Dhawan’s comments come after Johnson, who was recently named International Cricket Council (ICC) Cricketer of the Year and Test cricketer of the Year, took 37 wickets in the last Ashes series against England at an unbelievable average of 13.97 and 22 wickets in the three-Test series against South Africa at an impressive average of 17.36.
“I feel that you need an aggressive opener in today’s cricket which can turn things around,” Dhawan said. “So that will be a very good thing for us. And I would love to play that role.
“Of course he’s one of the best bowlers in the world. He has got really good pace and we have prepared for that pace.

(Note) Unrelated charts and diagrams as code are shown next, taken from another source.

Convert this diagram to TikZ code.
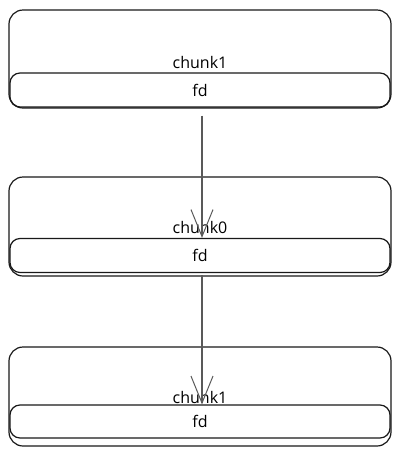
\documentclass[tikz,border=0pt]{standalone}
\usepackage{fontspec}
\setmainfont{Open Sans}
\usetikzlibrary{arrows.meta}
\begin{document}
\begin{tikzpicture}[x=1pt,y=-1pt,
  outer/.style={draw=black!90, line width=1.2pt, rounded corners=14pt, minimum width=382pt, minimum height=98pt, inner sep=0pt},
  strip/.style={draw=black!90, line width=1.2pt, rounded corners=10pt, minimum width=380pt, minimum height=34pt, inner sep=0pt, font=\fontsize{16}{18}\selectfont},
  lbl/.style={font=\fontsize{16}{18}\selectfont, inner sep=0pt},
  link/.style={draw=black!65, line width=1.2pt, -{Straight Barb[length=27pt,width=22pt,line width=1pt]}}]
\useasboundingbox (0,0) rectangle (401,456);
% box 1
\node[outer] (box1) at (200,59) {};
\node[strip] (fd1) at (200,90) {fd};
\node[lbl] (c1) at (200,62) {chunk1};
% box 2
\node[outer, minimum height=99pt] (box2) at (200,226.5) {};
\node[strip] (fd2) at (200,255.5) {fd};
\node[lbl] (c2) at (200,227) {chunk0};
% box 3
\node[outer, minimum height=99pt] (box3) at (200,396.5) {};
\node[strip, minimum height=33pt] (fd3) at (200,421.5) {fd};
\node[lbl] (c3) at (200,397) {chunk1};
% arrows
\draw[link] ([xshift=2pt,yshift=-8pt]fd1.south) -- ([xshift=2pt]fd2.north);
\draw[link] ([xshift=2pt,yshift=-2pt]fd2.south) -- ([xshift=2pt]fd3.north);
\end{tikzpicture}
\end{document}
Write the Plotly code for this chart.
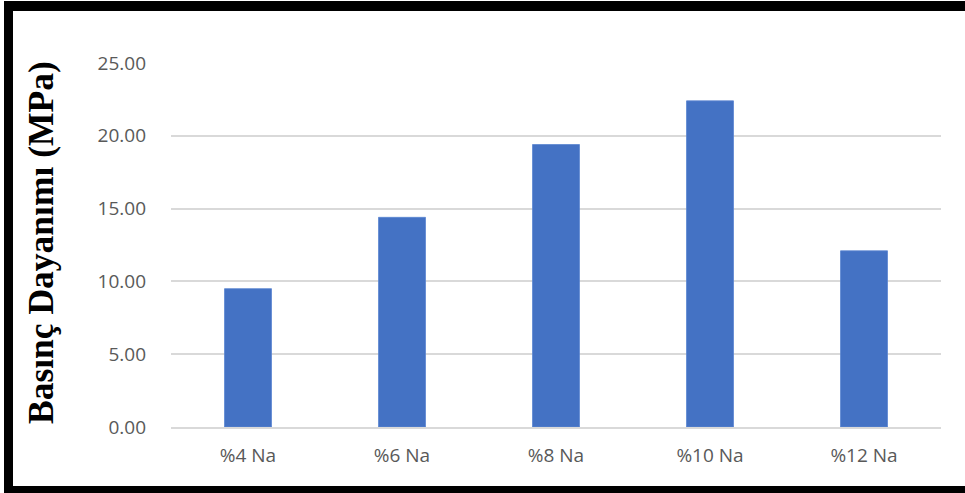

“I have faced him lots of times back in India but I will be facing him for the first time in Australia so it’s going to be a good challenge and I’m going to enjoy the challenge.”
Dhawan has not been in the best of form as of late as he only averaged 20.33 in the recent five-Test series against England. This has led to numerous pundits and former players questioning whether he deserves to keep his spot in the side.
Responding to his critics, Dhawan said: “That is their thinking and their point of view. I am always open for change for the betterment of my game…like in England. I couldn’t score much runs so that was a good learning curve for me. And it made me a better player. I always finds lots of positives in my failures too.”
Dhawan also admitted that he and his opening partner, Murali Vijay, have to start setting a solid foundation in order to ensure the other batsmen are not under pressure when they walk out to bat.
As of right now, Dhawan and Vijay’s highest opening partnership outside of India is 49.
“We haven’t done it, (but that) doesn’t mean that we cannot do it,” Dhawan said.
Vijay agreed with Dhawan’s comments, and said: “We are really confident in each other’s game. Both the teams are going to be hoping on the starts because of the conditions and the wickets – whichever team gets a better start is going to be having an advantage.”